GOAL OF THE EXERCISE: Pick out the lines below that include the string "chart".

═══ DATA EXCERPT

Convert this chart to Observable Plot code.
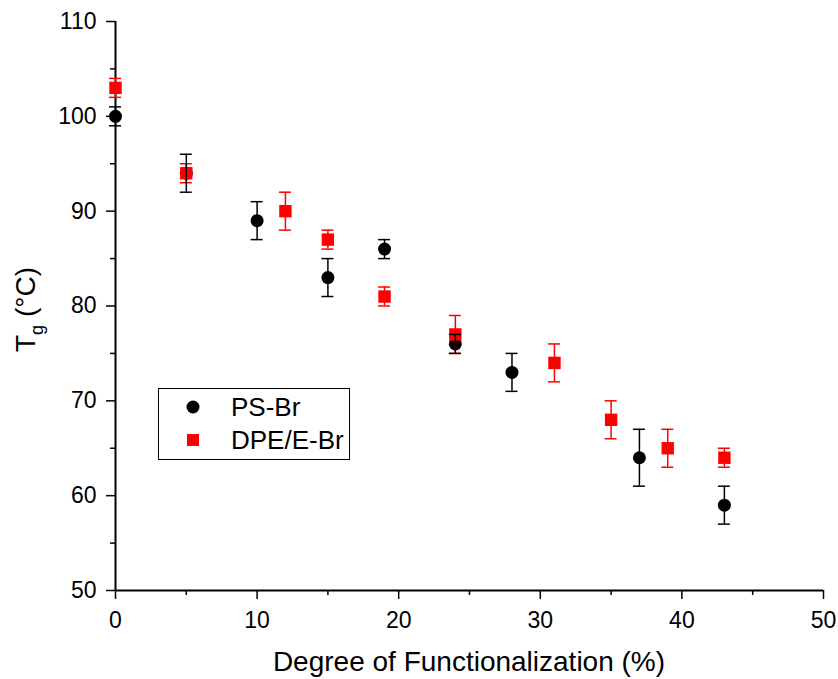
<!DOCTYPE html>
<html>
<head>
<meta charset="utf-8">
<script src="https://cdn.jsdelivr.net/npm/d3@7"></script>
<script src="https://cdn.jsdelivr.net/npm/@observablehq/plot@0.6"></script>
<style>
  html, body { margin: 0; padding: 0; background: #fff; }
  #chart { position: relative; width: 838px; height: 679px; }
</style>
</head>
<body>
<div id="chart"></div>
<script>
// PS-Br series (black circles)
const psX   = [0, 5, 10, 15, 19, 24, 28, 37, 43];
const psY   = [100, 94, 89, 83, 86, 76, 73, 64, 59];
const psErr = [1, 2, 2, 2, 1, 1, 2, 3, 2];
// DPE/E-Br series (red squares)
const dpeX   = [0, 5, 12, 15, 19, 24, 31, 35, 39, 43];
const dpeY   = [103, 94, 90, 87, 81, 77, 74, 68, 65, 64];
const dpeErr = [1, 1, 2, 1, 1, 2, 2, 2, 2, 1];
// axes
const xMajor = [0, 10, 20, 30, 40, 50];
const xMinor = [5, 15, 25, 35, 45];
const yMajor = [50, 60, 70, 80, 90, 100, 110];
const yMinor = [55, 65, 75, 85, 95, 105];
const xLabel = "Degree of Functionalization (%)";
const seriesNames = ["PS-Br", "DPE/E-Br"];
const colors = ["#000000", "#ff0000"];

const ps = psX.map((x, i) => ({x, y: psY[i], e: psErr[i]}));
const dpe = dpeX.map((x, i) => ({x, y: dpeY[i], e: dpeErr[i]}));

const font = "Arial, 'Liberation Sans', sans-serif";
const W = 838, H = 679;
const mL = 115, mR = 15, mT = 21, mB = 89;

function errBars(data, color) {
  return [
    Plot.ruleX(data, {x: "x", y1: d => d.y - d.e, y2: d => d.y + d.e, stroke: color, strokeWidth: 1.5}),
    Plot.ruleY(data, {y: d => d.y + d.e, x1: "x", x2: "x", insetLeft: -6, insetRight: -6, stroke: color, strokeWidth: 1.5}),
    Plot.ruleY(data, {y: d => d.y - d.e, x1: "x", x2: "x", insetLeft: -6, insetRight: -6, stroke: color, strokeWidth: 1.5})
  ];
}

const chart = Plot.plot({
  width: W, height: H,
  marginLeft: mL, marginRight: mR, marginTop: mT, marginBottom: mB,
  style: {fontFamily: font, background: "#fff", color: "#000"},
  x: {domain: [0, 50]},
  y: {domain: [50, 110]},
  marks: [
    Plot.axisX(xMajor, {tickSize: 9, tickPadding: 12, fontSize: 23, label: null, stroke: "#000", strokeWidth: 1.5}),
    Plot.axisX(xMinor, {tickSize: 5, tickFormat: () => "", label: null, stroke: "#000", strokeWidth: 1.5}),
    Plot.axisY(yMajor, {tickSize: 9, tickPadding: 10, fontSize: 23, label: null, stroke: "#000", strokeWidth: 1.5}),
    Plot.axisY(yMinor, {tickSize: 5, tickFormat: () => "", label: null, stroke: "#000", strokeWidth: 1.5}),
    Plot.ruleX([0], {stroke: "#000", strokeWidth: 2}),
    Plot.ruleY([50], {stroke: "#000", strokeWidth: 2}),
    Plot.dot(ps, {x: "x", y: "y", r: 6.5, fill: colors[0], stroke: null}),
    ...errBars(dpe, colors[1]),
    Plot.dot(dpe, {x: "x", y: "y", symbol: "square", r: 7, fill: colors[1], stroke: null}),
    ...errBars(ps, colors[0])
  ]
});

const svg = d3.select(chart);
svg.style("overflow", "visible");
// x axis title
svg.append("text")
  .attr("x", (mL + (W - mR)) / 2).attr("y", 671)
  .attr("text-anchor", "middle")
  .attr("font-family", font).attr("font-size", 28).attr("fill", "#000")
  .text(xLabel);
// y axis title with subscript
const yt = svg.append("text")
  .attr("transform", `translate(35, ${(mT + H - mB) / 2 + 4}) rotate(-90)`)
  .attr("text-anchor", "middle")
  .attr("font-family", font).attr("font-size", 28).attr("fill", "#000");
yt.append("tspan").text("T");
yt.append("tspan").attr("font-size", 18).attr("dy", 8).text("g");
yt.append("tspan").attr("dy", -8).text(" (°C)");

// legend
const lg = svg.append("g").attr("font-family", font).attr("font-size", 26).attr("text-anchor", "start");
lg.append("rect").attr("x", 158.5).attr("y", 388.5).attr("width", 191).attr("height", 71)
  .attr("fill", "#fff").attr("stroke", "#000").attr("stroke-width", 1);
lg.append("circle").attr("cx", 193).attr("cy", 407).attr("r", 6.5).attr("fill", colors[0]);
lg.append("rect").attr("x", 187).attr("y", 434).attr("width", 12).attr("height", 12).attr("fill", colors[1]);
lg.append("text").attr("x", 231).attr("y", 416).attr("text-anchor", "start").attr("fill", "#000").text(seriesNames[0]);
lg.append("text").attr("x", 231).attr("y", 449).attr("text-anchor", "start").attr("fill", "#000").text(seriesNames[1]);

document.getElementById("chart").appendChild(chart);
</script>
</body>
</html>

══════

TASK RESULT:
Convert this chart to Observable Plot code.
  #chart { position: relative; width: 838px; height: 679px; }
<div id="chart"></div>
const chart = Plot.plot({
const svg = d3.select(chart);
document.getElementById("chart").appendChild(chart);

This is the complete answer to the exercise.